1. I remember that, more often than not, motivation doesn't create action; action creates motivation. The aversion to starting to do something is usually stronger than actually doing it. How many times have you told yourself, "Hey, this isn't so bad after all"?
2. This English major draws on what she loves: the infinite power of words.My go to source for one- or two-liners that will get me off my booty can be found at Healthy Inspiration from SparkPeople. Today's nugget is from Lance Armstrong: "Pain is temporary. Quitting lasts forever."

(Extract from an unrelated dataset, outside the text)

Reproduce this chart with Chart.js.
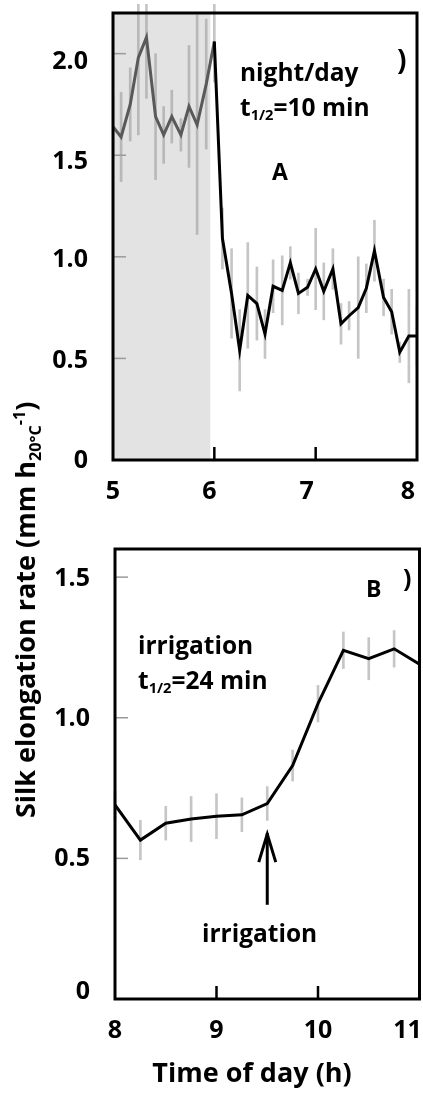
<!DOCTYPE html>
<html>
<head>
<meta charset="utf-8">
<title>Silk elongation rate</title>
<script src="https://cdn.jsdelivr.net/npm/chart.js@4.4.1/dist/chart.umd.min.js"></script>
<style>
  html, body { margin: 0; padding: 0; background: #fff; }
  #page { position: relative; width: 423px; height: 1093px; overflow: hidden;
          font-family: 'Open Sans', sans-serif; font-weight: bold; color: #000; }
  canvas { position: absolute; left: 0; }
  #chartA { top: 0; }
  #chartB { top: 515px; }
  .note { position: absolute; white-space: nowrap; line-height: 1; font-size: 24.5px; z-index: 2; }
  .note sub { font-size: 0.6em; vertical-align: -0.3em; line-height: 0; }
  .small { font-size: 23px; }
  .paren { font-size: 28px; }
  #xtitle { position: absolute; left: 252px; top: 1058px; transform: translateX(-50%);
            font-size: 27px; line-height: 1; white-space: nowrap; }
  #ytitle { position: absolute; left: 0; top: 0; transform-origin: 0 0;
            transform: translate(11px, 818px) rotate(-90deg);
            font-size: 27px; line-height: 1; white-space: nowrap; }
  #ytitle sub, #ytitle sup { font-size: 0.6em; line-height: 0; }
</style>
</head>
<body>
<div id="page">
  <canvas id="chartA" width="423" height="515"></canvas>
  <canvas id="chartB" width="423" height="578"></canvas>

  <div class="note" style="left:240px; top:60px;">night/day</div>
  <div class="note" style="left:240px; top:95px;">t<sub>1/2</sub>=10 min</div>
  <div class="note small" style="left:272px; top:160px;">A</div>
  <div class="note paren" style="left:397px; top:45px;">)</div>

  <div class="note small" style="left:366px; top:577px;">B</div>
  <div class="note paren" style="left:403px; top:565px; font-size:25px;">)</div>
  <div class="note" style="left:138px; top:633px;">irrigation</div>
  <div class="note" style="left:138px; top:668px;">t<sub>1/2</sub>=24 min</div>
  <div class="note" style="left:202px; top:921px;">irrigation</div>

  <div id="xtitle">Time of day (h)</div>
  <div id="ytitle">Silk elongation rate (mm h<sub>20°C</sub><sup>-1</sup>)</div>
</div>

<script>
// Panel A: night/day transition, 5-min readings
const timesA = [5.00, 5.08, 5.17, 5.25, 5.33, 5.42, 5.50, 5.58, 5.67, 5.75, 5.83, 5.92,
                6.00, 6.08, 6.17, 6.25, 6.33, 6.42, 6.50, 6.58, 6.67, 6.75, 6.83, 6.92,
                7.00, 7.08, 7.17, 7.25, 7.33, 7.42, 7.50, 7.58, 7.67, 7.75, 7.83, 7.92, 8.00];
const rateA = [1.64, 1.59, 1.75, 1.98, 2.08, 1.69, 1.60, 1.69, 1.60, 1.74, 1.65, 1.85,
               2.06, 1.09, 0.82, 0.54, 0.81, 0.77, 0.62, 0.855, 0.835, 0.97, 0.82, 0.85,
               0.94, 0.83, 0.94, 0.67, 0.71, 0.75, 0.845, 1.03, 0.80, 0.73, 0.53, 0.61, 0.61];
const errA = [0.15, 0.22, 0.18, 0.38, 0.30, 0.31, 0.14, 0.13, 0.08, 0.30, 0.54, 0.32,
              0.20, 0.15, 0.22, 0.20, 0.26, 0.18, 0.12, 0.13, 0.17, 0.08, 0.10, 0.04,
              0.20, 0.14, 0.10, 0.10, 0.07, 0.25, 0.12, 0.15, 0.09, 0.11, 0.05, 0.23, 0.15];
const nightEndA = 5.96;
const xTicksA = [5, 6, 7, 8];
const yTicksA = [0, 0.5, 1.0, 1.5, 2.0];

// Panel B: irrigation, 15-min readings
const timesB = [8.00, 8.25, 8.50, 8.75, 9.00, 9.25, 9.50, 9.75, 10.00, 10.25, 10.50, 10.75, 11.00];
const rateB = [0.69, 0.565, 0.625, 0.64, 0.65, 0.655, 0.695, 0.83, 1.05, 1.24, 1.21, 1.245, 1.19];
const errB = [0.05, 0.07, 0.06, 0.08, 0.08, 0.06, 0.06, 0.055, 0.065, 0.065, 0.075, 0.065, 0.06];
const irrigationTime = 9.5;
const xTicksB = [8, 9, 10, 11];
const yTicksB = [0, 0.5, 1.0, 1.5];

const tickFont = { family: "'Open Sans'", size: 25, weight: 'bold' };

// shift tick labels a few px, like in the original figure
function nudgeLabels(scale, shifts, horizontal) {
  if (!shifts) return;
  const items = scale.getLabelItems();
  if (items._nudged) return;
  items.forEach((it, i) => {
    const t = it.options.translation;
    const d = shifts[i] || 0;
    it.options.translation = horizontal ? [t[0] + d, t[1]] : [t[0], t[1] + d];
  });
  items._nudged = true;
}

const panelDecor = {
  id: 'panelDecor',
  beforeDraw(chart, args, opts) {
    nudgeLabels(chart.scales.x, opts.xNudge, true);
    nudgeLabels(chart.scales.y, opts.yNudge, false);
  },
  beforeDatasetsDraw(chart, args, opts) {
    const { ctx, chartArea: a, scales: { x } } = chart;
    if (!opts.shade) return;
    const x0 = x.getPixelForValue(opts.shade[0]);
    const x1 = x.getPixelForValue(opts.shade[1]);
    ctx.save();
    ctx.fillStyle = '#e3e3e3';
    ctx.fillRect(x0, a.top, x1 - x0, a.bottom - a.top);
    ctx.restore();
  },
  afterDatasetsDraw(chart, args, opts) {
    const { ctx, chartArea: a, scales: { x, y } } = chart;
    ctx.save();
    // small gray inner ticks on the value axis
    ctx.strokeStyle = '#9a9a9a';
    ctx.lineWidth = 1.5;
    (opts.yMarks || []).forEach(v => {
      const py = y.getPixelForValue(v);
      ctx.beginPath(); ctx.moveTo(a.left, py); ctx.lineTo(a.left + 13, py); ctx.stroke();
    });
    // black inner ticks on the time axis
    ctx.strokeStyle = '#000';
    ctx.lineWidth = 2.5;
    (opts.xMarks || []).forEach(v => {
      const px = x.getPixelForValue(v);
      ctx.beginPath(); ctx.moveTo(px, a.bottom); ctx.lineTo(px, a.bottom - 13); ctx.stroke();
    });
    // arrow
    if (opts.arrow) {
      const px = x.getPixelForValue(opts.arrow.x);
      const yTip = y.getPixelForValue(opts.arrow.to);
      const yEnd = y.getPixelForValue(opts.arrow.from);
      ctx.lineWidth = 3;
      ctx.beginPath(); ctx.moveTo(px, yEnd); ctx.lineTo(px, yTip); ctx.stroke();
      ctx.beginPath();
      ctx.moveTo(px - 8.5, yTip + 29); ctx.lineTo(px, yTip + 1); ctx.lineTo(px + 8.5, yTip + 29);
      ctx.stroke();
    }
    // frame
    ctx.lineWidth = 3;
    ctx.strokeRect(a.left, a.top, a.right - a.left, a.bottom - a.top);
    ctx.restore();
  }
};

function makePanel(id, cfg) {
  return new Chart(document.getElementById(id), {
    type: 'line',
    data: {
      datasets: [
        {
          type: 'line',
          data: cfg.times.map((t, i) => ({ x: t, y: cfg.rate[i] })),
          borderColor: '#000',
          borderWidth: 3,
          pointRadius: 0,
          tension: 0,
          order: 0,
          segment: cfg.segment
        },
        {
          type: 'bar',
          data: cfg.times.map((t, i) => ({ x: t, y: [cfg.rate[i] - cfg.err[i], cfg.rate[i] + cfg.err[i]] })),
          backgroundColor: 'rgba(150,150,150,0.55)',
          borderWidth: 0,
          barThickness: 2,
          order: 1,
          clip: cfg.barClip
        }
      ]
    },
    options: {
      responsive: false,
      animation: false,
      events: [],
      layout: { padding: cfg.padding },
      plugins: {
        legend: { display: false },
        tooltip: { enabled: false },
        panelDecor: cfg.decor
      },
      scales: {
        x: {
          type: 'linear',
          offset: false,
          min: cfg.xMin, max: cfg.xMax,
          afterBuildTicks: s => { s.ticks = cfg.xTicks.map(v => ({ value: v })); },
          afterFit: s => { s.height = cfg.xHeight; s.paddingLeft = 0; s.paddingRight = 0; },
          grid: { display: false, drawTicks: false, offset: false },
          border: { display: false },
          ticks: { font: tickFont, color: '#000', padding: 17, maxRotation: 0, autoSkip: false,
                   callback: v => String(v) }
        },
        y: {
          min: 0, max: cfg.yMax,
          afterBuildTicks: s => { s.ticks = cfg.yTicks.map(v => ({ value: v })); },
          afterFit: s => { s.width = cfg.yWidth; s.paddingTop = 0; s.paddingBottom = 0; },
          grid: { display: false, drawTicks: false },
          border: { display: false },
          ticks: { font: tickFont, color: '#000', padding: 25, autoSkip: false,
                   callback: v => v === 0 ? '0' : v.toFixed(1) }
        }
      }
    },
    plugins: [panelDecor]
  });
}

makePanel('chartA', {
  times: timesA, rate: rateA, err: errA,
  xMin: 5, xMax: 8, yMax: 2.2,
  xTicks: xTicksA, yTicks: yTicksA,
  padding: { left: 0, top: 13, right: 6, bottom: 0 },
  xHeight: 55, yWidth: 113,
  barClip: { left: 0, top: 9, right: 0, bottom: 0 },
  segment: { borderColor: c => c.p0.parsed.x < nightEndA ? '#595959' : '#000' },
  decor: {
    shade: [5, nightEndA],
    yMarks: [0.5, 1.0, 1.5, 2.0],
    xMarks: [6, 7],
    xNudge: [0, -5, -9, -9],
    yNudge: [1, 2, 3, 7, 8]
  }
});

makePanel('chartB', {
  times: timesB, rate: rateB, err: errB,
  xMin: 8, xMax: 11, yMax: 1.6,
  xTicks: xTicksB, yTicks: yTicksB,
  padding: { left: 0, top: 34, right: 3.5, bottom: 0 },
  xHeight: 94, yWidth: 115,
  barClip: false,
  segment: undefined,
  decor: {
    yMarks: [0.5, 1.0, 1.5],
    xMarks: [9, 10],
    xNudge: [0, 0, 0, -12],
    yNudge: [-7, 0, 1, 2],
    arrow: { x: irrigationTime, from: 0.335, to: 0.59 }
  }
});
</script>
</body>
</html>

3.Find an Incentive that Encourages You to "Pay the Price": I've always been someone that needs constant motivation. What happens when my motivation and drive fizzles? The answer for me is, "Nothing." Thank goodness that many people have an easier time losing weight than I did. "Unless you have a specific medical condition that hinders weight loss, at the end of the day, your ability to lose weight comes down to whether you're willing to pay the price; whether you've reached the point of being sick and tired of being sick and tired of making the same old choices and excuses…. A successful weight-loss journey requires consistently paying the price by ditching previous habits and making healthy choices again and again in daily life... When we commit ourselves to paying the price, we're doing more than just improving our health and reaching for other goals… We're saying "Yes" to enthusiasm, performance, purpose, striving, integrity, character and life…"
Sooooo. . .my new personal fitness goal for the month of August will be a "CRUNCH FEST". I understand, aside from the Plank-a-thon that I just completed, crunches and sit-ups are the key to getting this stomach in perfect beach shape is a million crunches. Tighten and tone. And repeat. A million crunches seems to be a bit overzealous, so I will round it to 50 sit-up/crunches per day for 31 days. That's a total of 1550 crunches in August. Let the "CRUNCH FEST" begin!
Now if you'll excuse me, I'm going to go work my abs. Ulysses will just have to wait for another time.
What is your greatest source of overall motivation? What exercise or form of fitness do you dread most? What unpleasant things would you rather do? How do you get yourself to do it?